Lampedusa in Hamburg: Fehrs spricht von "Hoffnungsgeschichte"
Zehn Jahre nach Aufnahme von rund 80 Lampedusa-Flüchtlingen in der Hamburger St. Pauli-Kirche bezeichnet die evangelische Bischöfin Kirsten Fehrs die danach eingetretene Welle der Solidarität und Nächstenliebe als "Hoffnungs- und Mut-Geschichte - mit Wunderqualität".
Die Bischöfin im Sprengel Hamburg und Lübeck der Nordkirche sprach am Sonntag in ihrer Predigt beim Festgottesdienst "Here to pray - 10 Jahre Lampedusa auf St. Pauli" in der St. Pauli-Kirche von der Hoffnung, "dass wenn sich viele Leute an vielen Orten wie diesen ein Herz fassen und der Nächstenliebe Einlass gewähren, dass dies die Welt verändern wird".
Pastor Wilm: "Eine Gewissensentscheidung"
Die St. Pauli-Kirche feierte am Wochenende aus Anlass der Kirchenöffnung vor zehn Jahren das "Here to stay"-Festival. Pastor Sieghard Wilm sagte dem Hamburg Journal im NDR Fernsehen rückblickend: "Das war eine Gewissensentscheidung vor zehn Jahren.
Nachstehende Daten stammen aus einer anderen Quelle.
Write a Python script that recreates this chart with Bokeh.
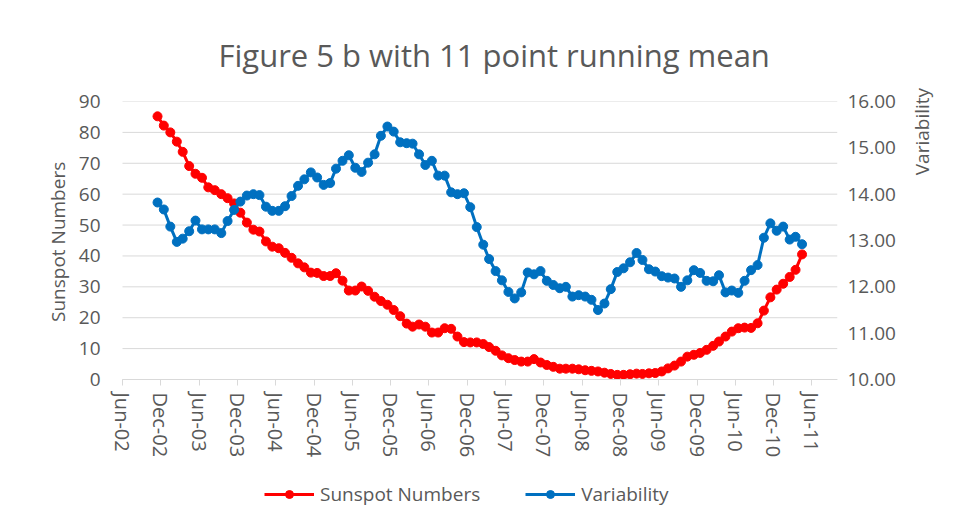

Das war aus dem Moment heraus - spontan. Das kann man nicht wiederholen. Aber: Die Präsenz zu handeln im richtigen Moment und auch seinem Herzen zu folgen, das bleibt.""
2013 nahm St. Pauli-Kirche etwa 80 Männer auf
Flüchtlinge aus Ghana, Mali und anderen Ländern waren 2011 mit Schlauchbooten aus Libyen vor dem dortigen Bürgerkrieg nach Italien geflohen und von den dortigen Behörden 2012 nach Deutschland weiterverwiesen worden. Im Winter 2012/13 erreichten zwischen 300 und 400 fast ausschließlich männliche Geflüchtete Hamburg. Nach Auslaufen des Winternotprogramms im April 2013 lebten die meisten von ihnen mittellos auf der Straße und in Parks. Ein Bleiberecht oder staatliche Unterstützung erhielten sie nicht. Am 2. Juni 2013 entschieden die Pastoren der St. Pauli-Kirche, Sieghard Wilm und Martin Paulekun, die Türen der Kirche für die Menschen zu öffnen. Etwa 80 Männer übernachteten über Monate dort.
"Zeichen von Mitmenschlichkeit"
"In einer solchen Situation war es ein Zeichen von Mitmenschlichkeit, die Kirchentür zu öffnen", sagt Fehrs. "Es war eine mutige Augenblicksentscheidung gegen viele politische Widerstände, und sie war richtig, weil es um die Menschenwürde ging." Ihre Bewunderung gelte damals wie heute den vielen freiwilligen Helfenden aus St. Pauli und darüber hinaus, die Zeit, Aufmerksamkeit, Geduld und auch Geld geteilt hätten.
Fehrs fordert pragmatischen Umgang mit Geflüchteten
Viele der Männer, die damals in der Kirche unterkamen, seien heute gut integriert. Sie hätten Arbeit gefunden, Familien gegründet und seien ein Teil der Gesellschaft geworden. Es habe sich ausgezahlt, dass Politik und Behörden sich am Ende auf einen pragmatischen und unaufgeregten Umgang mit den Geflüchteten eingelassen hätten. Erst im Oktober 2013 hatte der Hamburger Senat, nach langen Verhandlungen mit der Nordkirche, die Einzelfallprüfung angeboten, bis zu deren Entscheidung die Menschen in Hamburg bleiben durften. 100 erhielten später einen gesicherten Aufenthalt.
Fehrs sagt weiter: "Auch heute brauchen wir einen menschenrechtsorientierten und pragmatischen Umgang mit Geflüchteten statt ideologisch aufgeladener Diskurse." Nötig sei zudem eine vorausschauende Politik, die gefährdeten Menschen sichere Wege nach Europa öffne, damit niemand eine lebensgefährliche Fahrt über das Mittelmeer antreten müsse.